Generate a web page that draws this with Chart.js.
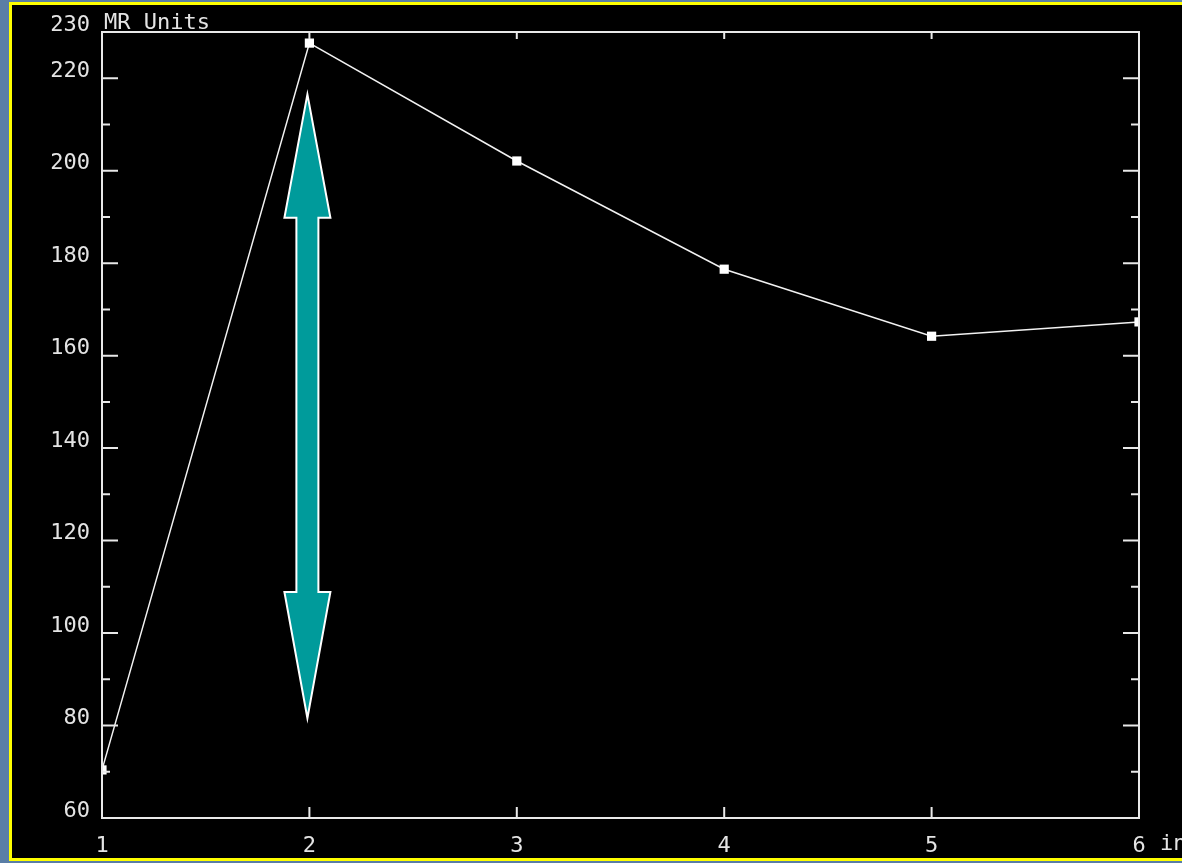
<!DOCTYPE html>
<html>
<head>
<meta charset="utf-8">
<script src="https://cdn.jsdelivr.net/npm/chart.js@4/dist/chart.umd.min.js"></script>
<style>
  html, body { margin: 0; padding: 0; }
  body { width: 1182px; height: 863px; overflow: hidden; background: #5a7ea6; position: relative; }
  #panel { position: absolute; left: 9px; top: 2px; width: 1200px; height: 853px; background: #000; border: 3px solid #ffff00; }
  #wrap { position: absolute; left: 0; top: 0; width: 1182px; height: 863px; }
</style>
</head>
<body>
<div id="panel"></div>
<div id="wrap"><canvas id="mrChart"></canvas></div>
<script>
// data
const xValues = [1, 2, 3, 4, 5, 6];
const mrValues = [70.4, 227.6, 202.1, 178.7, 164.2, 167.3];
const yMin = 60, yMax = 230;
const xUnit = 'in';
const yUnit = 'MR Units';
// double arrow annotation (at x = 2, from/to values)
const arrowX = 2;
const arrowTop = 216.5, arrowTopBase = 189.8;
const arrowBottom = 81.6, arrowBottomBase = 108.9;

const textColor = '#e4e4e4';
const fontFam = '"DejaVu Sans Mono", "Liberation Mono", monospace';

// inward ticks, frame, unit labels and the arrow
const framePlugin = {
  id: 'frame',
  afterDatasetsDraw(chart) {
    const ctx = chart.ctx;
    const a = chart.chartArea;
    const xs = chart.scales.x, ys = chart.scales.y;
    ctx.save();

    // arrow
    const cx = xs.getPixelForValue(arrowX) - 2;
    const yt = ys.getPixelForValue(arrowTop), ytb = ys.getPixelForValue(arrowTopBase);
    const yb = ys.getPixelForValue(arrowBottom), ybb = ys.getPixelForValue(arrowBottomBase);
    const hw = 23, sw = 11;
    ctx.beginPath();
    ctx.moveTo(cx, yt);
    ctx.lineTo(cx + hw, ytb);
    ctx.lineTo(cx + sw, ytb);
    ctx.lineTo(cx + sw, ybb);
    ctx.lineTo(cx + hw, ybb);
    ctx.lineTo(cx, yb);
    ctx.lineTo(cx - hw, ybb);
    ctx.lineTo(cx - sw, ybb);
    ctx.lineTo(cx - sw, ytb);
    ctx.lineTo(cx - hw, ytb);
    ctx.closePath();
    ctx.fillStyle = '#009b9b';
    ctx.fill();
    ctx.strokeStyle = '#ffffff';
    ctx.lineWidth = 2;
    ctx.stroke();

    // frame
    ctx.strokeStyle = '#e8e8e8';
    ctx.lineWidth = 2;
    ctx.strokeRect(a.left, a.top, a.right - a.left, a.bottom - a.top);

    // y ticks, left and right, pointing inward
    ys.ticks.forEach(t => {
      const y = ys.getPixelForValue(t.value);
      const len = t.value % 20 === 0 ? 16 : 8;
      ctx.beginPath();
      ctx.moveTo(a.left, y); ctx.lineTo(a.left + len, y);
      ctx.moveTo(a.right, y); ctx.lineTo(a.right - len, y);
      ctx.stroke();
    });
    // x ticks, top and bottom
    xs.ticks.forEach(t => {
      const x = xs.getPixelForValue(t.value);
      ctx.beginPath();
      ctx.moveTo(x, a.top); ctx.lineTo(x, a.top + 7);
      ctx.moveTo(x, a.bottom); ctx.lineTo(x, a.bottom - 11);
      ctx.stroke();
    });

    // unit labels
    ctx.fillStyle = textColor;
    ctx.font = '22px ' + fontFam;
    ctx.textBaseline = 'middle';
    ctx.textAlign = 'left';
    ctx.fillText(yUnit, a.left + 2, ys.getPixelForValue(yMax) - 9);
    ctx.fillText(xUnit, xs.getPixelForValue(6) + 21, a.bottom + 26);
    ctx.restore();
  }
};

const mrCtx = document.getElementById('mrChart').getContext('2d');
const mrChart = new Chart(mrCtx, {
  type: 'line',
  data: {
    datasets: [{
      data: xValues.map((x, i) => ({ x: x, y: mrValues[i] })),
      borderColor: '#f2f2f2',
      borderWidth: 1.5,
      pointStyle: 'rect',
      pointRadius: 6.5,
      pointBackgroundColor: '#ffffff',
      pointBorderWidth: 0,
      tension: 0,
      clip: 0
    }]
  },
  options: {
    responsive: true,
    maintainAspectRatio: false,
    animation: false,
    layout: { padding: { top: 32, right: 43, bottom: 0, left: 0 } },
    plugins: { legend: { display: false }, tooltip: { enabled: false } },
    scales: {
      x: {
        type: 'linear',
        min: 1,
        max: 6,
        grid: { display: false },
        border: { display: false },
        ticks: {
          stepSize: 1,
          color: textColor,
          font: { family: fontFam, size: 22 },
          padding: 7,
          maxRotation: 0
        },
        afterFit(scale) { scale.height = 45; }
      },
      y: {
        min: yMin,
        max: yMax,
        grid: { display: false },
        border: { display: false },
        ticks: {
          stepSize: 10,
          autoSkip: false,
          color: textColor,
          font: { family: fontFam, size: 22 },
          padding: 4,
          labelOffset: -7,
          callback: v => (v % 20 === 0 || v === yMax) ? String(v) : ''
        },
        afterFit(scale) { scale.width = 102; }
      }
    }
  },
  plugins: [framePlugin]
});
</script>
</body>
</html>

----------------

> _Exercise details_
Extract the full listing exactly, with the pictures left out.

> _Problem solution_
Generate a web page that draws this with Chart.js.
<!DOCTYPE html>
<html>
<head>
<meta charset="utf-8">
<script src="https://cdn.jsdelivr.net/npm/chart.js@4/dist/chart.umd.min.js"></script>
<style>
  html, body { margin: 0; padding: 0; }
  body { width: 1182px; height: 863px; overflow: hidden; background: #5a7ea6; position: relative; }
  #panel { position: absolute; left: 9px; top: 2px; width: 1200px; height: 853px; background: #000; border: 3px solid #ffff00; }
  #wrap { position: absolute; left: 0; top: 0; width: 1182px; height: 863px; }
</style>
</head>
<body>
<div id="panel"></div>
<div id="wrap"><canvas id="mrChart"></canvas></div>
<script>
// data
const xValues = [1, 2, 3, 4, 5, 6];
const mrValues = [70.4, 227.6, 202.1, 178.7, 164.2, 167.3];
const yMin = 60, yMax = 230;
const xUnit = 'in';
const yUnit = 'MR Units';
// double arrow annotation (at x = 2, from/to values)
const arrowX = 2;
const arrowTop = 216.5, arrowTopBase = 189.8;
const arrowBottom = 81.6, arrowBottomBase = 108.9;

const textColor = '#e4e4e4';
const fontFam = '"DejaVu Sans Mono", "Liberation Mono", monospace';

// inward ticks, frame, unit labels and the arrow
const framePlugin = {
  id: 'frame',
  afterDatasetsDraw(chart) {
    const ctx = chart.ctx;
    const a = chart.chartArea;
    const xs = chart.scales.x, ys = chart.scales.y;
    ctx.save();

    // arrow
    const cx = xs.getPixelForValue(arrowX) - 2;
    const yt = ys.getPixelForValue(arrowTop), ytb = ys.getPixelForValue(arrowTopBase);
    const yb = ys.getPixelForValue(arrowBottom), ybb = ys.getPixelForValue(arrowBottomBase);
    const hw = 23, sw = 11;
    ctx.beginPath();
    ctx.moveTo(cx, yt);
    ctx.lineTo(cx + hw, ytb);
    ctx.lineTo(cx + sw, ytb);
    ctx.lineTo(cx + sw, ybb);
    ctx.lineTo(cx + hw, ybb);
    ctx.lineTo(cx, yb);
    ctx.lineTo(cx - hw, ybb);
    ctx.lineTo(cx - sw, ybb);
    ctx.lineTo(cx - sw, ytb);
    ctx.lineTo(cx - hw, ytb);
    ctx.closePath();
    ctx.fillStyle = '#009b9b';
    ctx.fill();
    ctx.strokeStyle = '#ffffff';
    ctx.lineWidth = 2;
    ctx.stroke();

    // frame
    ctx.strokeStyle = '#e8e8e8';
    ctx.lineWidth = 2;
    ctx.strokeRect(a.left, a.top, a.right - a.left, a.bottom - a.top);

    // y ticks, left and right, pointing inward
    ys.ticks.forEach(t => {
      const y = ys.getPixelForValue(t.value);
      const len = t.value % 20 === 0 ? 16 : 8;
      ctx.beginPath();
      ctx.moveTo(a.left, y); ctx.lineTo(a.left + len, y);
      ctx.moveTo(a.right, y); ctx.lineTo(a.right - len, y);
      ctx.stroke();
    });
    // x ticks, top and bottom
    xs.ticks.forEach(t => {
      const x = xs.getPixelForValue(t.value);
      ctx.beginPath();
      ctx.moveTo(x, a.top); ctx.lineTo(x, a.top + 7);
      ctx.moveTo(x, a.bottom); ctx.lineTo(x, a.bottom - 11);
      ctx.stroke();
    });

    // unit labels
    ctx.fillStyle = textColor;
    ctx.font = '22px ' + fontFam;
    ctx.textBaseline = 'middle';
    ctx.textAlign = 'left';
    ctx.fillText(yUnit, a.left + 2, ys.getPixelForValue(yMax) - 9);
    ctx.fillText(xUnit, xs.getPixelForValue(6) + 21, a.bottom + 26);
    ctx.restore();
  }
};

const mrCtx = document.getElementById('mrChart').getContext('2d');
const mrChart = new Chart(mrCtx, {
  type: 'line',
  data: {
    datasets: [{
      data: xValues.map((x, i) => ({ x: x, y: mrValues[i] })),
      borderColor: '#f2f2f2',
      borderWidth: 1.5,
      pointStyle: 'rect',
      pointRadius: 6.5,
      pointBackgroundColor: '#ffffff',
      pointBorderWidth: 0,
      tension: 0,
      clip: 0
    }]
  },
  options: {
    responsive: true,
    maintainAspectRatio: false,
    animation: false,
    layout: { padding: { top: 32, right: 43, bottom: 0, left: 0 } },
    plugins: { legend: { display: false }, tooltip: { enabled: false } },
    scales: {
      x: {
        type: 'linear',
        min: 1,
        max: 6,
        grid: { display: false },
        border: { display: false },
        ticks: {
          stepSize: 1,
          color: textColor,
          font: { family: fontFam, size: 22 },
          padding: 7,
          maxRotation: 0
        },
        afterFit(scale) { scale.height = 45; }
      },
      y: {
        min: yMin,
        max: yMax,
        grid: { display: false },
        border: { display: false },
        ticks: {
          stepSize: 10,
          autoSkip: false,
          color: textColor,
          font: { family: fontFam, size: 22 },
          padding: 4,
          labelOffset: -7,
          callback: v => (v % 20 === 0 || v === yMax) ? String(v) : ''
        },
        afterFit(scale) { scale.width = 102; }
      }
    }
  },
  plugins: [framePlugin]
});
</script>
</body>
</html>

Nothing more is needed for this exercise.